Almost all of my stand out moments, both good and bad, took place during the missions. The good moments represent the most fun I’ve had in a videogame. Seriously. For a pilot like me, being able to fly a VTOL (vertical take-off and landing) jet armed with a death ray and homing rockets and shooting up the city is the best thing ever. I even managed to land a light aircraft on the helipad attached to my rooftop penthouse by using the swimming pool as a temporary runway. I challenge you to do the same. (Link/tweet us a more awesome picture than mine if you do).
What’s great is the game encourages you to do stupid stuff like that and never takes itself too seriously. There is none of Grand Theft Auto IV’s dull and dreary take on life. In the world of the Saints being cocky, stinking rich and coloured pink is the way forward. Sure I had to contend with the police and rival gangs if I killed a few too many people but for the most part I was able to do anything I wanted.
The biggest let down and the cause of all my annoyances with the game centred around the exceptionally crap AI. The other Saints are so mind-numbingly stupid that they’d happily sabotage mission objectives on a regular basis; shooting the crap out of a truck that I’m trying to protect for instance. Unfortunately, you can’t carry out missions alone so I was forced to come up with various ways to sideline my partner(s) as much as possible.
The dumb AI plagues every other vehicle driver too. If you thought that GTA IV’s drivers were erratic, the ones in Steelport are easily the worst ever. Cars will inexplicably drive into buildings, other vehicles, burst into flames or try to execute a three point turn with the finesse of a 2 year-old child. This type of behaviour was especially annoying during my many swift escapes from blowing up things like army bases, entire buildings or just driving home after a night watching strippers only to be taken out by an erratic driver.
Playing the game in co-op mode is infinity less annoying, unless of course your mate’s a total dumbass. In this mode everything is exactly the same as single-player but with your mate replacing the stupid AI-controlled character. There really is nothing better than mooching around in the city together, surfing on top of jets (yes, really), destroying buildings and stealing street cleaning vehicles. Co-op absolutely rocks in Saints Row: The Third. The lack of offline split-screen is disappointing but just persuade your friends to buy and game and everything will be fine. Whored mode is also available when you fancy killing wave after wave of enemies using things like a tank or a chainsaw. Unlike its terribly-punned name, you’re not actually besieged by whores here. All sorts of enemies will race up to be shot in the nuts. This did add a bit of fun to something I usually find quite dull to play.

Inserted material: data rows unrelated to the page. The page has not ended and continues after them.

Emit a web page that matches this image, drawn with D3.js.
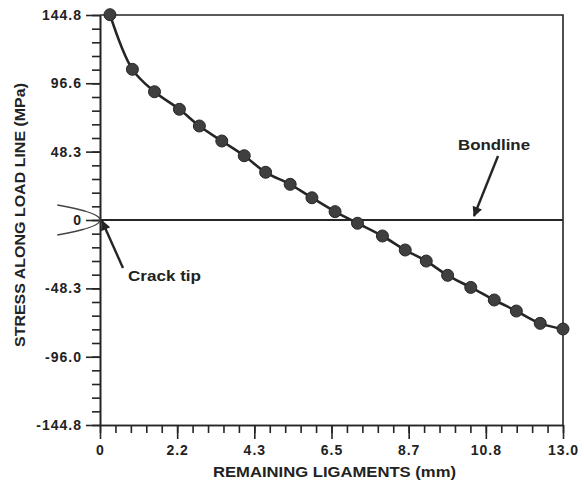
<!DOCTYPE html>
<html lang="en"><head><meta charset="UTF-8">
<title>Stress along load line</title>
<script src="https://cdn.jsdelivr.net/npm/d3@7"></script>
<style>
  body { margin:0; background:#fff; }
  svg text { font-family: "Liberation Sans", Arial, sans-serif; font-weight:bold; fill:#222; }
</style>
</head>
<body>
<div id="chart"></div>
<script>

// remaining ligament (mm) and stress (MPa)
const ligament = [0.28, 0.91, 1.53, 2.23, 2.79, 3.42, 4.05, 4.65, 5.34, 5.95, 6.60,
                  7.23, 7.93, 8.57, 9.16, 9.76, 10.41, 11.07, 11.69, 12.36, 13.0];
const stress   = [145.0, 106.4, 90.6, 78.2, 66.4, 55.8, 45.4, 33.7, 25.2, 15.7, 5.9,
                  -2.3, -11.3, -21.2, -29.0, -39.1, -47.6, -56.5, -64.3, -73.0, -77.0];

const xTicks  = [0, 13/6, 13/3, 6.5, 26/3, 65/6, 13.0];
const xLabels = ["0", "2.2", "4.3", "6.5", "8.7", "10.8", "13.0"];
const yTicks  = [-144.8, -96.6, -48.3, 0, 48.3, 96.6, 144.8];
const yLabels = ["-144.8", "-96.0", "-48.3", "0", "48.3", "96.6", "144.8"];

const W = 584, H = 495;
const svg = d3.select("#chart").append("svg").attr("width", W).attr("height", H);

const x = d3.scaleLinear().domain([0, 13]).range([100, 563]);
const y = d3.scaleLinear().domain([-144.8, 144.8]).range([425, 15]);

const ink = "#252525";

// minor ticks (5 per major interval)
const xMinor = d3.range(0, 31).map(i => i * 13 / 30);
const yMinor = d3.range(0, 31).map(i => -144.8 + i * 289.6 / 30);

svg.append("g").attr("transform", "translate(0,425)")
  .call(d3.axisBottom(x).tickValues(xMinor).tickSize(8).tickSizeOuter(0).tickFormat(""))
  .call(g => g.selectAll("line,path").attr("stroke", ink).attr("stroke-width", 1.6));
svg.append("g").attr("transform", "translate(0,425)")
  .call(d3.axisBottom(x).tickValues(xTicks).tickSize(14).tickSizeOuter(0).tickPadding(6)
        .tickFormat((d, i) => xLabels[i]))
  .call(g => g.selectAll("line,path").attr("stroke", ink).attr("stroke-width", 1.6))
  .call(g => g.selectAll("text").attr("font-size", 14).attr("letter-spacing", 1).attr("fill", ink));

svg.append("g").attr("transform", "translate(100,0)")
  .call(d3.axisLeft(y).tickValues(yMinor).tickSize(8).tickSizeOuter(0).tickFormat(""))
  .call(g => g.selectAll("line,path").attr("stroke", ink).attr("stroke-width", 1.6));
svg.append("g").attr("transform", "translate(100,0)")
  .call(d3.axisLeft(y).tickValues(yTicks).tickSize(14).tickSizeOuter(0).tickPadding(4)
        .tickFormat((d, i) => yLabels[i]))
  .call(g => g.selectAll("line,path").attr("stroke", ink).attr("stroke-width", 1.6))
  .call(g => g.selectAll("text").attr("font-size", 14).attr("letter-spacing", 1).attr("fill", ink));

// frame top / right and the bondline
svg.append("path")
  .attr("d", `M${x(0)},${y(144.8)}H${x(13)}V${y(-144.8)}`)
  .attr("fill", "none").attr("stroke", ink).attr("stroke-width", 1.6);
svg.append("line")
  .attr("x1", x(0)).attr("x2", x(13)).attr("y1", y(0)).attr("y2", y(0))
  .attr("stroke", ink).attr("stroke-width", 1.8);

// data curve and points
const pts = ligament.map((v, i) => [v, stress[i]]);
svg.append("path").datum(pts)
  .attr("d", d3.line().x(d => x(d[0])).y(d => y(d[1])).curve(d3.curveCatmullRom))
  .attr("fill", "none").attr("stroke", ink).attr("stroke-width", 2.6);
svg.selectAll("circle.pt").data(pts).enter().append("circle")
  .attr("class", "pt")
  .attr("cx", d => x(d[0])).attr("cy", d => y(d[1])).attr("r", 6)
  .attr("fill", "#3f3f3f").attr("stroke", "#262626").attr("stroke-width", 1);

// crack tip sketch: sideways parabola meeting at the tip
const tipX = x(0), tipY = y(0);
const crack = d3.range(-15, 15.5, 0.5).map(t => [tipX - 0.19 * t * t, tipY + t]);
svg.append("path")
  .attr("d", d3.line()(crack))
  .attr("fill", "none").attr("stroke", "#444").attr("stroke-width", 1.3);

// arrows
const defs = svg.append("defs");
defs.append("marker").attr("id", "head")
  .attr("viewBox", "0 0 10 10").attr("refX", 9).attr("refY", 5)
  .attr("markerUnits", "userSpaceOnUse")
  .attr("markerWidth", 14).attr("markerHeight", 10).attr("orient", "auto")
  .append("path").attr("d", "M0,0L10,5L0,10z").attr("fill", ink);

svg.append("line")
  .attr("x1", 498).attr("y1", 156).attr("x2", 474).attr("y2", 216)
  .attr("stroke", ink).attr("stroke-width", 2.4).attr("marker-end", "url(#head)");
svg.append("text").attr("x", 458).attr("y", 150)
  .attr("font-size", 14).attr("textLength", 72).attr("lengthAdjust", "spacingAndGlyphs")
  .text("Bondline");

svg.append("line")
  .attr("x1", 123).attr("y1", 268).attr("x2", 102).attr("y2", 221)
  .attr("stroke", ink).attr("stroke-width", 2.4).attr("marker-end", "url(#head)");
svg.append("text").attr("x", 128).attr("y", 281)
  .attr("font-size", 14).attr("textLength", 73).attr("lengthAdjust", "spacingAndGlyphs")
  .text("Crack tip");

// axis titles
svg.append("text").attr("x", 213).attr("y", 477)
  .attr("font-size", 14).attr("textLength", 243).attr("lengthAdjust", "spacingAndGlyphs")
  .text("REMAINING LIGAMENTS (mm)");
svg.append("text").attr("transform", "translate(25,347) rotate(-90)")
  .attr("font-size", 14).attr("textLength", 264).attr("lengthAdjust", "spacingAndGlyphs")
  .text("STRESS ALONG LOAD LINE (MPa)");

</script>
</body></html>
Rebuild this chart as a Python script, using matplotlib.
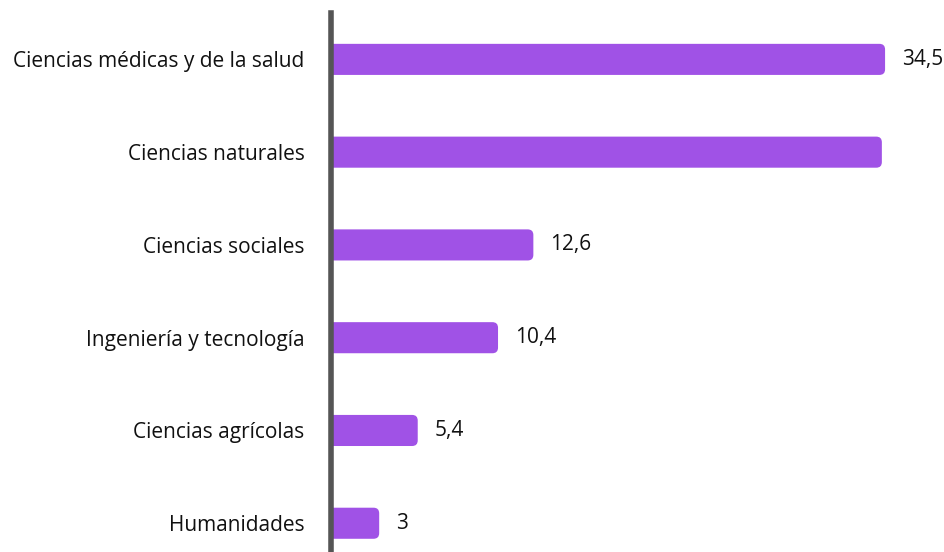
import matplotlib.pyplot as plt
from matplotlib.patches import FancyBboxPatch

categories = ["Ciencias médicas y de la salud", "Ciencias naturales", "Ciencias sociales",
              "Ingeniería y tecnología", "Ciencias agrícolas", "Humanidades"]
values = [34.5, 34.3, 12.6, 10.4, 5.4, 3]
value_labels = ["34,5", "", "12,6", "10,4", "5,4", "3"]

plt.rcParams['font.family'] = ['Open Sans', 'DejaVu Sans']

fig = plt.figure(figsize=(9.45, 5.52), dpi=100)
ax = fig.add_axes([331 / 945, 0, 1 - 331 / 945, 1 - 13 / 552])
ax.set_xlim(0, (945 - 331) / 16.06)
ax.set_ylim(5.31, -0.5)

# aspect to keep corners round in pixels
px_x = (945 - 331) / ax.get_xlim()[1]
px_y = (552 - 13) / 5.81
r = 0.35
bar_h = 0.335
for i, (v, lab) in enumerate(zip(values, value_labels)):
    box = FancyBboxPatch((-1, i - bar_h / 2), v + 1, bar_h,
                         boxstyle=f"round,pad=0,rounding_size={r}",
                         mutation_aspect=px_x / px_y,
                         fc="#a052e6", ec="none", clip_on=True)
    ax.add_patch(box)
    if lab:
        ax.text(v + 1.05, i, lab, va="center", ha="left", fontsize=15, color="#111111")

ax.set_yticks(range(len(categories)))
ax.set_yticklabels(categories, fontsize=15, color="#111111")
ax.tick_params(axis="y", length=0, pad=19)
ax.set_xticks([])
for s in ["top", "right", "bottom"]:
    ax.spines[s].set_visible(False)
ax.spines["left"].set_color("#555555")
ax.spines["left"].set_linewidth(4)
ax.spines["left"].set_zorder(5)

fig.savefig("out.png", dpi=100)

The graphics engine does the game no favours at all being guilty of some awful graphical pop-up and providing a rough and slightly unfinished look to the city. Apart from expanding the colour pallet to include huge amounts of pink, Saints Row: The Third doesn’t look much better than GTA IV and that game’s nearly 4 years old.
But Should You Buy It?
In the end none of the issues really matter. The game is rammed with so much stupid, insane, vulgar, funny and violent content that only a handful of annoying missions during the middle third of the game came close to wiping the giant smile off my face. Volition Inc have focused on removing anything that might get in the way of having fun so you end up doing more of the things that entertain you. If you don’t have fun playing Saints Row: The Third then you must be dead inside. Or a politician.